If you have Space Developer permissions in the space where the service instance was created, you are responsible for sharing, unsharing, updating, and deleting the service instance.
For more information about the developer and administrator tasks related to service instance sharing, see Sharing Service Instances.
Service brokers must explicitly activate service instance sharing by setting a flag in their service-level metadata object. This allows service instances, of any service plan, to be shared across orgs and spaces. The "shareable"
flag must be set to true
in the service-level metadata to activate service instance sharing. If the flag is set to false
or is absent, sharing is deactivated.
This is an example catalog:
{
"services":[{
"id":"766fa866-a950-4b12-adff-c11fa4cf8fdc",
"name": "example-service",
"metadata": {
"shareable": true
}
}]
}
When a service instance is created in one space and shared into another, you can bind your apps to the service instance from both spaces.
You might want to have the service broker return credentials with different permissions depending on which space an app is bound from. For example, a messaging service can permit writes from the originating space and only reads from any spaces that the service is shared into.
To determine whether the space of the app is the same as the originating space of the service instance, the service broker can compare the context.space_guid
and bind_resource.space_guid
fields in the binding request. The context.space_guid
field represents the space where the service instance was created, and bind_resource.space_guid
represents the space of the app involved in the binding.
You must consider the following before enabling service instance sharing:
Service keys can only be generated if you have access to the space where the service instance was created. This verifies that only developers with access to this space have visibility into where and how many times the service instance is used. It is not possible to distinguish between service keys created when targeting the originating space and those created when targeting the space where the instance has been shared to. Also, unsharing an instance from a space will not delete any service keys.
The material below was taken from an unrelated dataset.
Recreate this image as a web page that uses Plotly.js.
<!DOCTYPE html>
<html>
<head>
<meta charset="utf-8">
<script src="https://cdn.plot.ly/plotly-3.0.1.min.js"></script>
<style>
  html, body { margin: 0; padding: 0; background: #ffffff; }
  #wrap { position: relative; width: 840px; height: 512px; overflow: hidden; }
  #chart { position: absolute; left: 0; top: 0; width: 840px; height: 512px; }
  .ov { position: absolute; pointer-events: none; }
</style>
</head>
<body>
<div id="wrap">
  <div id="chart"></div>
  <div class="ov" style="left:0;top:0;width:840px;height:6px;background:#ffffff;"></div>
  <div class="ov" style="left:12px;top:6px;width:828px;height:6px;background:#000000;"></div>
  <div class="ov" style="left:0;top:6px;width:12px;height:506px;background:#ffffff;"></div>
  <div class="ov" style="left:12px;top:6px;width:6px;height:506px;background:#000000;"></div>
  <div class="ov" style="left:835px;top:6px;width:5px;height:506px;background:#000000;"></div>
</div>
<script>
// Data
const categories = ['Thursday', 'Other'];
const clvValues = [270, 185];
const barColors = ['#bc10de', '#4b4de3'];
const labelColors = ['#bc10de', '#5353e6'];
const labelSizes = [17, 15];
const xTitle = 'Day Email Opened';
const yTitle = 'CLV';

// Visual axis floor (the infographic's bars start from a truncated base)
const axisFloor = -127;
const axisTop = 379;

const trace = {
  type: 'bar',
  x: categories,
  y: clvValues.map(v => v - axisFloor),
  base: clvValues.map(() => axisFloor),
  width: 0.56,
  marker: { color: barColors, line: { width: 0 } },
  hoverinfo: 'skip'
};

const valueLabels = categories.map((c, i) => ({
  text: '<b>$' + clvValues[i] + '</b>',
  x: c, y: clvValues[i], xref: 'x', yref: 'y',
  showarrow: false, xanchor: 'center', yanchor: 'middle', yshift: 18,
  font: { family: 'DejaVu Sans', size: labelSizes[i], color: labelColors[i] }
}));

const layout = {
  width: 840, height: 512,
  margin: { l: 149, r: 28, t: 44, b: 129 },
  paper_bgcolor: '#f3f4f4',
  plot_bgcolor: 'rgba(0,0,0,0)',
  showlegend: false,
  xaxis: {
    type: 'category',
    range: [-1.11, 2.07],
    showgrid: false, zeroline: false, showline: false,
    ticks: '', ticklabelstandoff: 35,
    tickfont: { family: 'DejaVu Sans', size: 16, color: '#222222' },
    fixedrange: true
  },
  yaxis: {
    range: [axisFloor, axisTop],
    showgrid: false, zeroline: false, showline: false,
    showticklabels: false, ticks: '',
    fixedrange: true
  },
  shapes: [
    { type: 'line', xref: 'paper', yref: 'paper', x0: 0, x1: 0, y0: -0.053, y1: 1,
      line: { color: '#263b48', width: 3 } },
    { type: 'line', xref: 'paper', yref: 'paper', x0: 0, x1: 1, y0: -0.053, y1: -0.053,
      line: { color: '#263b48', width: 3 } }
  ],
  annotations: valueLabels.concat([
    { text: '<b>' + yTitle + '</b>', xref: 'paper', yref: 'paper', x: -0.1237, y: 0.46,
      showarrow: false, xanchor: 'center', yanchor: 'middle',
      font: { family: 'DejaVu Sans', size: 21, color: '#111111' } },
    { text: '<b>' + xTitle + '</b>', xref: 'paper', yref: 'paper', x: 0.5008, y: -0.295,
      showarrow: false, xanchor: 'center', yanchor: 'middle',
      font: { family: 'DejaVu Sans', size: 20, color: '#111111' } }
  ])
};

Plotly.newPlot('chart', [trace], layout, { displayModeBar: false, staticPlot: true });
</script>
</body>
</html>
Consider the impact of giving out excessive permissions for service bindings, especially bindings that originate from spaces that the service instance has been shared into. For example, a messaging service can permit writes from the originating space and only reads from any shared spaces. For more information, see Binding Permissions Based on Instance Sharing.
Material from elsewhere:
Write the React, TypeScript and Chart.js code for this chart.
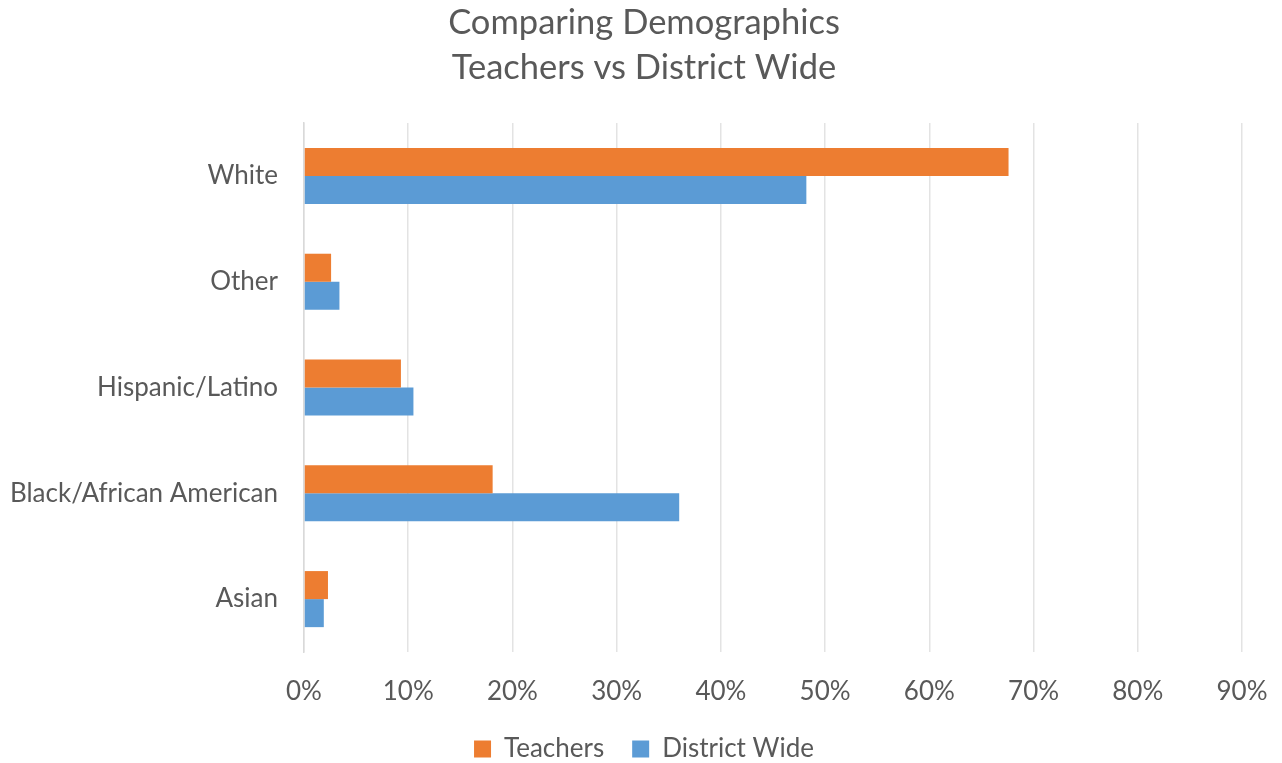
import React, { useEffect, useRef } from "react";
import { Chart, registerables } from "chart.js";

Chart.register(...registerables);

const categories = ["White", "Other", "Hispanic/Latino", "Black/African American", "Asian"];
const teachers = [67.6, 2.6, 9.3, 18.1, 2.3];
const districtWide = [48.2, 3.4, 10.5, 36.0, 1.9];
const titleLines = ["Comparing Demographics", "Teachers vs District Wide"];

const TEXT = "#595959";
const FONT = "Lato, 'Open Sans', sans-serif";
const PAD_LEFT = 6;
const PAD_RIGHT = 0;

export default function App() {
  const ref = useRef<HTMLCanvasElement | null>(null);

  useEffect(() => {
    document.body.style.margin = "0";
    const canvas = ref.current;
    if (!canvas) return;
    const chart = new Chart(canvas, {
      type: "bar",
      data: {
        labels: categories,
        datasets: [
          {
            label: "Teachers",
            data: teachers,
            backgroundColor: "#ED7D31",
            borderWidth: 0,
          },
          {
            label: "District Wide",
            data: districtWide,
            backgroundColor: "#5B9BD5",
            borderWidth: 0,
          },
        ],
      },
      options: {
        indexAxis: "y",
        animation: false,
        responsive: false,
        maintainAspectRatio: false,
        layout: { padding: { left: PAD_LEFT, right: PAD_RIGHT, top: 0, bottom: -9 } },
        datasets: {
          bar: { categoryPercentage: 0.53, barPercentage: 1 },
        },
        scales: {
          x: {
            min: 0,
            max: 90,
            ticks: {
              stepSize: 10,
              color: TEXT,
              font: { family: FONT, size: 26 },
              padding: 24,
              callback: (v) => `${v}%`,
            },
            grid: { color: "#e3e3e3", lineWidth: 1.5, drawTicks: false },
            border: { display: false },
            afterFit: (scale) => {
              scale.height = 56;
              scale.paddingLeft = 0;
              scale.paddingRight = 40;
            },
          },
          y: {
            ticks: {
              color: TEXT,
              font: { family: FONT, size: 26 },
              padding: 26,
            },
            grid: { display: false, drawTicks: false },
            border: { display: true, color: "#d9d9d9", width: 1.5 },
            afterFit: (scale) => {
              scale.width = 304 - PAD_LEFT;
            },
          },
        },
        plugins: {
          title: {
            display: true,
            text: titleLines,
            color: TEXT,
            font: { family: FONT, size: 34.5, weight: "normal", lineHeight: 1.32 },
            padding: { top: 0, bottom: 32 },
          },
          legend: {
            position: "bottom",
            labels: {
              color: TEXT,
              font: { family: FONT, size: 26 },
              boxWidth: 17,
              boxHeight: 17,
              padding: 28,
            },
          },
          tooltip: { enabled: false },
        },
      },
    });
    return () => chart.destroy();
  }, []);

  return (
    <div style={{ width: 1282, height: 763, background: "#fff" }}>
      <canvas ref={ref} width={1282} height={763} style={{ display: "block" }} />
    </div>
  );
}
You should generate unique credentials for each binding. This ensures that developers can unshare a service instance at any time. Unsharing an instance deletes any service bindings and revokes access for those credentials. Unsharing an instance prevents unauthorized future access from developers and apps that saved the credentials that they were previously provided using the service binding.
Consider the impact of a service instance dashboard being accessed by users of shared service instances. If authenticating through SSO, see Dashboard Single Sign-On.